Perhaps the most interesting development is how some liberals are trying to use the post-Heller gun-control scuffles to advance an argument that would retroactively vindicate major liberal judicial decisions (like Roe and Lawrence) and possibly point towards future ones. You will have to bear with me as I ramble through constitutional history…
Gun-rights supporters naturally want to “incorporate” Heller, or apply its protections against the states, not just the federal government. Traditionally, the Due Process Clause of the 14th Amendment has been the main vehicle for incorporation; the protections of the Bill of Rights, one-by-one, have been applied against the states by saying, in so many words, that they are fundamental to due process. This has always been a tough sell. For one thing, “due process” seems to guarantee fair procedures, not substantive rights like freedom of speech or religion or gun ownership. And there is little evidence that the Reconstruction amenders envisioned the Due Process Clause serving this function.
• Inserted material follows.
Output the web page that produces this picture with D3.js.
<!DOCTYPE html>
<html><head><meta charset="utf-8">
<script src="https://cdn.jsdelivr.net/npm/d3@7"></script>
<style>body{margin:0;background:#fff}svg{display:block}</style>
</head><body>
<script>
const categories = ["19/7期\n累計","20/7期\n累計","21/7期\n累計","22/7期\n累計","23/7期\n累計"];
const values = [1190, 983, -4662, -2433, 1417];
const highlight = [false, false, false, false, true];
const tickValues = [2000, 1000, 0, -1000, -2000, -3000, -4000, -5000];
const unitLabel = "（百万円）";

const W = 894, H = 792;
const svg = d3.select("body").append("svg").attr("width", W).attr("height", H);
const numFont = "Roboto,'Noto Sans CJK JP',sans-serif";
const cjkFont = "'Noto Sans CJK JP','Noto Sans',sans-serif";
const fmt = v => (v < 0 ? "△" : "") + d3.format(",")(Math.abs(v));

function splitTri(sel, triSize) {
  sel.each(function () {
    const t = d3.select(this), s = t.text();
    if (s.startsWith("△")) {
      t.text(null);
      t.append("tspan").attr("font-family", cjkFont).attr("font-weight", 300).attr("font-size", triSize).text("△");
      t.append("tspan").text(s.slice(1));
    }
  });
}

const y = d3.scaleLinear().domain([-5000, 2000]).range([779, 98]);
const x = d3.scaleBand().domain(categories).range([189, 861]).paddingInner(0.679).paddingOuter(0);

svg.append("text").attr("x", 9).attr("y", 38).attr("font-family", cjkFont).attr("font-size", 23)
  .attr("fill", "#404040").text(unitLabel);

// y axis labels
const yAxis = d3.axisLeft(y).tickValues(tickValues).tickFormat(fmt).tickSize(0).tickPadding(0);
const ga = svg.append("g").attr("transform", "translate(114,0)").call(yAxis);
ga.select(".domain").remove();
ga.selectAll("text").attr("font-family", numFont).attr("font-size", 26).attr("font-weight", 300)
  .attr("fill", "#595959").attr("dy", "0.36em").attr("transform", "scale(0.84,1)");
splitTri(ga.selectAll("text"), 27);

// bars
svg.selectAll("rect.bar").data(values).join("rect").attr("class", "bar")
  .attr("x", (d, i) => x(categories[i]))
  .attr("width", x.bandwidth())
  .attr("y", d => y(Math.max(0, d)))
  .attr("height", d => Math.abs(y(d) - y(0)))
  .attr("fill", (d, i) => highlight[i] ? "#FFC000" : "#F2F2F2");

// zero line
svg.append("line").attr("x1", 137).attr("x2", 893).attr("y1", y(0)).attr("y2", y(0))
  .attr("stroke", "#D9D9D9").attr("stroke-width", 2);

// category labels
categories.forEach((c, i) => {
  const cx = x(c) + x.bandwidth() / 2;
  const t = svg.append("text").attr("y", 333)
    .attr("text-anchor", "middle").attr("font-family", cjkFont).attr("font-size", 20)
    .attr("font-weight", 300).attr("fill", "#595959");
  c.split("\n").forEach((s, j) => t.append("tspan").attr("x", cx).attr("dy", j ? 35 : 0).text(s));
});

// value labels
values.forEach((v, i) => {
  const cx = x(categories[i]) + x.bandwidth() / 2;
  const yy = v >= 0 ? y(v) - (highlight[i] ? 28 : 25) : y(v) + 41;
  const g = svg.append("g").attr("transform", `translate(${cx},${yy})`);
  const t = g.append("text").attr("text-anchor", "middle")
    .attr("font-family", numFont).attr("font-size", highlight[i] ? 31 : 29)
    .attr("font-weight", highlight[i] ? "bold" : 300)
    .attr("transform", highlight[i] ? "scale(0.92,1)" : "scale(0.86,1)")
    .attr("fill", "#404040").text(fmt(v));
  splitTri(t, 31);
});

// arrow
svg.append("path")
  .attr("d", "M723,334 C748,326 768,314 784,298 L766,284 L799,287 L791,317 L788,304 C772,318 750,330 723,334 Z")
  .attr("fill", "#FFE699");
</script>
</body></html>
But there is a strong case to make that the Privileges and Immunities Clause of the 14th Amendment was supposed to serve the purpose of incorporating the Bill of Rights. Hugo Black’s early statement of the incorporation doctrine in 1947’s Adamson v. California discussed the 14th Amendment as a whole, not just the Due Process Clause. But the Privileges and Immunities Clause has long been lifeless, nearly dead on arrival. It was neutered by the Court’s 1873 decision in The Slaughterhouse Cases, where a bare majority basically abdicated the expanded judicial role that the framers of the amendment may well have envisioned. When a later Court decided to take up an expanded role (in reviewing state economic regulations, not protecting freed slaves), it did so using the Due Process Clause.
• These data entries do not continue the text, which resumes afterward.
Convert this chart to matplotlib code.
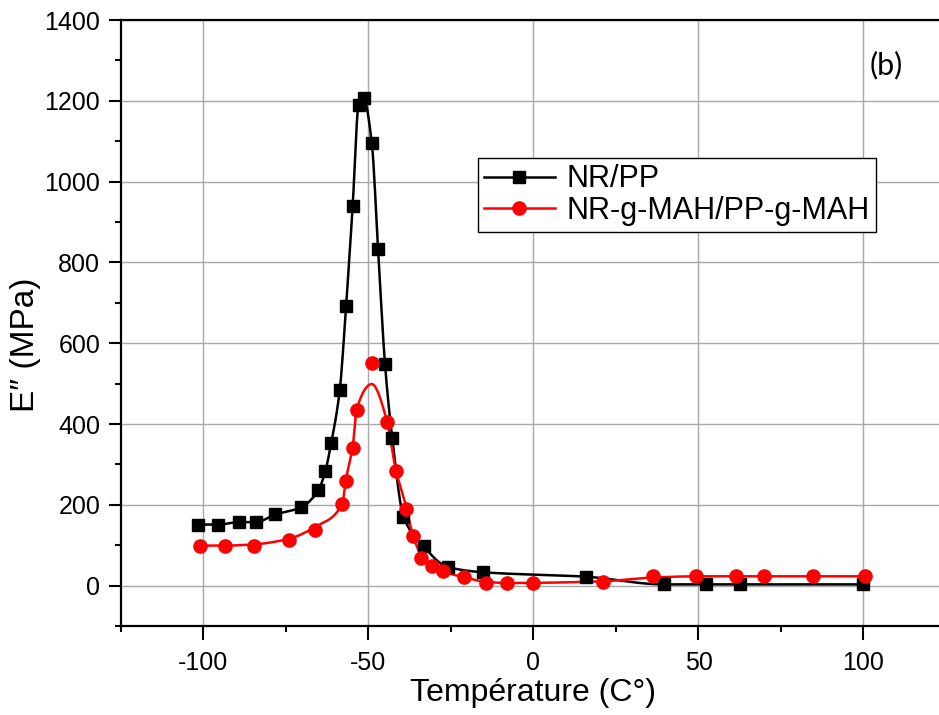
import matplotlib.pyplot as plt
import numpy as np
from matplotlib.ticker import MultipleLocator

plt.rcParams['font.family'] = ['Liberation Sans', 'DejaVu Sans']
plt.rcParams['axes.unicode_minus'] = False

# NR/PP
temp_nrpp = [-101.7, -95.6, -89.3, -84.2, -78.2, -70.4, -65.2, -63.1, -61.3, -58.7,
             -56.8, -54.8, -53.0, -51.5, -49.0, -47.1, -45.0, -42.8, -39.4, -33.3,
             -26.0, -15.2, 16.0, 39.4, 52.3, 62.7, 99.8]
e2_nrpp = [151, 151, 157, 157, 176, 194, 236, 283, 353, 485,
           691, 940, 1190, 1206, 1095, 833, 548, 365, 171, 97,
           46, 33, 22, 3, 3, 3, 3]

# NR-g-MAH/PP-g-MAH
temp_mah = [-101.0, -93.6, -84.8, -74.2, -66.1, -58.0, -56.8, -54.8, -53.5, -49.0,
            -44.5, -41.8, -38.6, -36.6, -34.0, -30.7, -27.5, -21.0, -14.5, -8.0,
            -0.2, 21.0, 36.2, 49.1, 61.4, 69.8, 84.8, 100.5]
e2_mah = [99, 99, 99, 114, 137, 203, 260, 340, 435, 551,
          406, 284, 190, 124, 68, 49, 35, 21, 6.5, 6.5,
          6.5, 8, 23, 23, 23, 23, 23, 23]


def pchip(x, y, n=800):
    x = np.asarray(x, float)
    y = np.asarray(y, float)
    h = np.diff(x)
    d = np.diff(y) / h
    m = np.zeros_like(y)
    m[0] = d[0]
    m[-1] = d[-1]
    for k in range(1, len(x) - 1):
        if d[k - 1] * d[k] <= 0:
            m[k] = 0
        else:
            w1 = 2 * h[k] + h[k - 1]
            w2 = h[k] + 2 * h[k - 1]
            m[k] = (w1 + w2) / (w1 / d[k - 1] + w2 / d[k])
    xs = np.linspace(x[0], x[-1], n)
    k = np.clip(np.searchsorted(x, xs) - 1, 0, len(x) - 2)
    t = (xs - x[k]) / h[k]
    h00 = 2 * t**3 - 3 * t**2 + 1
    h10 = t**3 - 2 * t**2 + t
    h01 = -2 * t**3 + 3 * t**2
    h11 = t**3 - t**2
    ys = h00 * y[k] + h10 * h[k] * m[k] + h01 * y[k + 1] + h11 * h[k] * m[k + 1]
    return xs, ys


def smooth(y):
    # light smoothing, the red line is a fit and does not reach the peak point
    y = np.asarray(y, float)
    s = y.copy()
    s[1:-1] = 0.2 * y[:-2] + 0.6 * y[1:-1] + 0.2 * y[2:]
    return s


fig = plt.figure(figsize=(9.39, 7.15), dpi=100)
ax = fig.add_axes([121 / 939, 89 / 715, 825 / 939, 606 / 715])

xs, ys = pchip(temp_nrpp, e2_nrpp)
ax.plot(xs, ys, color='black', lw=1.8, zorder=3)
ax.plot(temp_nrpp, e2_nrpp, 's', color='black', ms=8.5, zorder=4)

xs, ys = pchip(temp_mah, smooth(e2_mah))
ax.plot(xs, ys, color='red', lw=1.8, zorder=3)
ax.plot(temp_mah, e2_mah, 'o', color='red', ms=9.5, zorder=4)

# legend handles
ax.plot([], [], color='black', lw=1.8, marker='s', ms=8.5, label='NR/PP')
ax.plot([], [], color='red', lw=1.8, marker='o', ms=9.5, label='NR-g-MAH/PP-g-MAH')
handles, labels = ax.get_legend_handles_labels()
leg = ax.legend(handles, labels, loc='upper left', bbox_to_anchor=(0.433, 0.772),
                fontsize=22, frameon=True, fancybox=False, framealpha=1,
                edgecolor='black', handlelength=2.3, borderpad=0.2,
                labelspacing=0.05, handletextpad=0.4, borderaxespad=0)
leg.get_frame().set_linewidth(1.0)

ax.set_xlim(-125, 125)
ax.set_ylim(-100, 1400)
ax.xaxis.set_major_locator(MultipleLocator(50))
ax.xaxis.set_minor_locator(MultipleLocator(25))
ax.yaxis.set_major_locator(MultipleLocator(200))
ax.yaxis.set_minor_locator(MultipleLocator(100))
ax.grid(True, which='major', color='#a8a8a8', lw=1.0, zorder=0)
ax.set_axisbelow(True)

for s in ax.spines.values():
    s.set_linewidth(1.6)
ax.spines['right'].set_visible(False)
ax.tick_params(which='major', direction='out', length=9, width=1.5,
               labelsize=18, top=False, right=False)
ax.tick_params(axis='y', which='major', pad=6)
ax.tick_params(axis='x', which='major', length=10, pad=8)
ax.tick_params(which='minor', direction='out', length=4.5, width=1.5,
               top=False, right=False)

ax.set_xlabel('Température (C°)', fontsize=23, labelpad=2)
ax.set_ylabel('E″ (MPa)', fontsize=24)
ax.yaxis.set_label_coords(-0.097, 0.464)

ax.text(107, 1289, '(b)', fontsize=22, family=['Lato', 'DejaVu Sans'],
        ha='center', va='center')

fig.savefig('out.png', dpi=100)
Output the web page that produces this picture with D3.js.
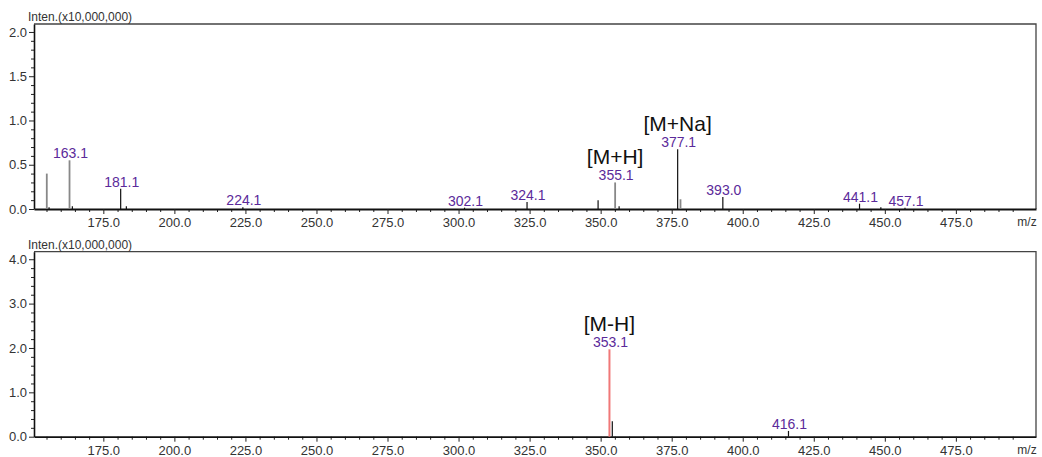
<!DOCTYPE html>
<html>
<head>
<meta charset="utf-8">
<script src="https://cdn.jsdelivr.net/npm/d3@7"></script>
<style>
  html, body { margin: 0; padding: 0; background: #fff; }
  svg { display: block; font-family: "Liberation Sans", Arial, sans-serif; }
</style>
</head>
<body>
<svg id="chart" width="1042" height="457"></svg>
<script>
// Positive-mode spectrum (intensity x10,000,000)
const posMz     = [155.1, 155.9, 163.1, 164.1, 181.1, 183.1, 224.1, 302.1, 324.1, 349.1, 355.1, 356.5, 377.1, 378.1, 393.0, 441.1, 448.6, 457.1];
const posInt    = [0.40,  0.02,  0.55,  0.03,  0.23,  0.03,  0.02,  0.015, 0.08,  0.10,  0.30,  0.03,  0.675, 0.11,  0.135, 0.06,  0.02,  0.015];
const posLabels = [163.1, 181.1, 224.1, 302.1, 324.1, 355.1, 377.1, 393.0, 441.1, 457.1];
const posIons   = [{ mz: 355.1, text: "[M+H]" }, { mz: 377.1, text: "[M+Na]" }];

// Negative-mode spectrum
const negMz     = [353.1, 354.1, 416.1];
const negInt    = [1.97,  0.35,  0.13];
const negLabels = [353.1, 416.1];
const negIons   = [{ mz: 353.1, text: "[M-H]" }];

const xTicks = [175, 200, 225, 250, 275, 300, 325, 350, 375, 400, 425, 450, 475];

// peak colouring
const greyPeaks = new Set([155.1, 163.1, 355.1, 378.1]);
const redPeaks  = new Set([353.1]);

const svg = d3.select("#chart");
const x = d3.scaleLinear().domain([150.6, 503.2]).range([34, 1036]);
const minorX = d3.range(155, 503, 5);

function panel(opts) {
  const { top, bottom, yMax, yMajor, yMinorStep, mz, inten, labels, ions } = opts;
  const y = d3.scaleLinear().domain([0, yMax]).range([bottom, top]);
  const g = svg.append("g");

  // frame: top and right edges
  g.append("path")
    .attr("d", `M${x.range()[0]},${top}H${x.range()[1]}V${bottom}`)
    .attr("fill", "none").attr("stroke", "#444").attr("stroke-width", 1.3);

  // y axis
  const yMinor = d3.range(0, yMax, yMinorStep).filter(v => !yMajor.some(m => Math.abs(m - v) < 1e-6));
  g.append("g").attr("transform", `translate(${x.range()[0]},0)`)
    .call(d3.axisLeft(y).tickValues(yMinor).tickSize(3).tickFormat(""))
    .call(a => a.select(".domain").remove())
    .selectAll("line").attr("stroke", "#222");
  const ya = g.append("g").attr("transform", `translate(${x.range()[0]},0)`)
    .call(d3.axisLeft(y).tickValues(yMajor).tickSize(5).tickSizeOuter(0).tickPadding(2).tickFormat(d3.format(".1f")));
  ya.select(".domain").attr("stroke", "#111").attr("stroke-width", 1.6);
  ya.selectAll("line").attr("stroke", "#222");
  ya.selectAll("text").attr("font-size", 13).attr("fill", "#333")
    .attr("font-family", "Liberation Sans, Arial, sans-serif");

  // x axis
  g.append("g").attr("transform", `translate(0,${bottom})`)
    .call(d3.axisBottom(x).tickValues(minorX.filter(v => v % 25 !== 0)).tickSize(3).tickFormat(""))
    .call(a => a.select(".domain").remove())
    .selectAll("line").attr("stroke", "#222");
  const xa = g.append("g").attr("transform", `translate(0,${bottom})`)
    .call(d3.axisBottom(x).tickValues(xTicks).tickSize(5).tickSizeOuter(0).tickPadding(4).tickFormat(d3.format(".1f")));
  xa.select(".domain").attr("stroke", "#111").attr("stroke-width", 1.8);
  xa.selectAll("line").attr("stroke", "#222");
  xa.selectAll("text").attr("font-size", 13).attr("fill", "#333")
    .attr("font-family", "Liberation Sans, Arial, sans-serif");

  g.append("text").attr("x", 1027).attr("y", bottom + 17).attr("text-anchor", "middle")
    .attr("font-size", 12).attr("fill", "#333").text("m/z");

  g.append("text").attr("x", 28).attr("y", top - 3)
    .attr("font-size", 12).attr("fill", "#333").text("Inten.(x10,000,000)");

  // peaks
  g.selectAll("line.peak").data(mz.map((m, i) => ({ m, v: inten[i] })))
    .join("line").attr("class", "peak")
    .attr("x1", d => x(d.m)).attr("x2", d => x(d.m))
    .attr("y1", bottom).attr("y2", d => y(d.v))
    .attr("stroke", d => redPeaks.has(d.m) ? "#f07878" : greyPeaks.has(d.m) ? "#888" : "#111")
    .attr("stroke-width", d => redPeaks.has(d.m) ? 2 : greyPeaks.has(d.m) ? 1.8 : 1.2);

  // peak value labels
  const peakTop = m => y(inten[mz.indexOf(m)]);
  g.selectAll("text.lab").data(labels).join("text").attr("class", "lab")
    .attr("x", m => x(m) + 1).attr("y", m => Math.min(peakTop(m) - 2, bottom - 3))
    .attr("text-anchor", "middle").attr("font-size", 14).attr("fill", "#5b2a9a")
    .text(m => m.toFixed(1));

  // ion annotations
  g.selectAll("text.ion").data(ions).join("text").attr("class", "ion")
    .attr("x", d => x(d.mz)).attr("y", d => peakTop(d.mz) - 18)
    .attr("text-anchor", "middle").attr("font-size", 21).attr("fill", "#111")
    .text(d => d.text);
}

panel({ top: 24, bottom: 209, yMax: 2.09, yMajor: [0, 0.5, 1.0, 1.5, 2.0], yMinorStep: 0.1,
        mz: posMz, inten: posInt, labels: posLabels, ions: posIons });
panel({ top: 251.7, bottom: 436.7, yMax: 4.17, yMajor: [0, 1, 2, 3, 4], yMinorStep: 0.2,
        mz: negMz, inten: negInt, labels: negLabels, ions: negIons });
</script>
</body>
</html>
Some liberals want to go back and resurrect the Privileges and Immunities Clause, restore it to its rightful place as the mechanism of incorporation, and, while they’re at it, argue that the “privileges and immunities” of United States citizens could not possibly be limited to the protections of the Bill of Rights, but may well include other rights that the Court is entitled to protect. After all, if the Privileges and Immunities Clause had been meant just to incorporate the Bill of Rights, it would have done so much more clearly than it did. The framers instead gave us a vague command to protect important liberties, with the Court, of course, to decide which liberties are most important. Thus, we have “liberal originalism,” an apparent oxymoron that seems so convenient, too convenient, but which has a good deal of intellectual plausibility.
And so, some liberals are on board with the incorporation of Heller not because they want to overturn state gun-control regulations, but because they see it as an opportunity to lay the precedential and theoretical groundwork for a constitutional revolution: a justification of judicial activism based on the original intent of the framers.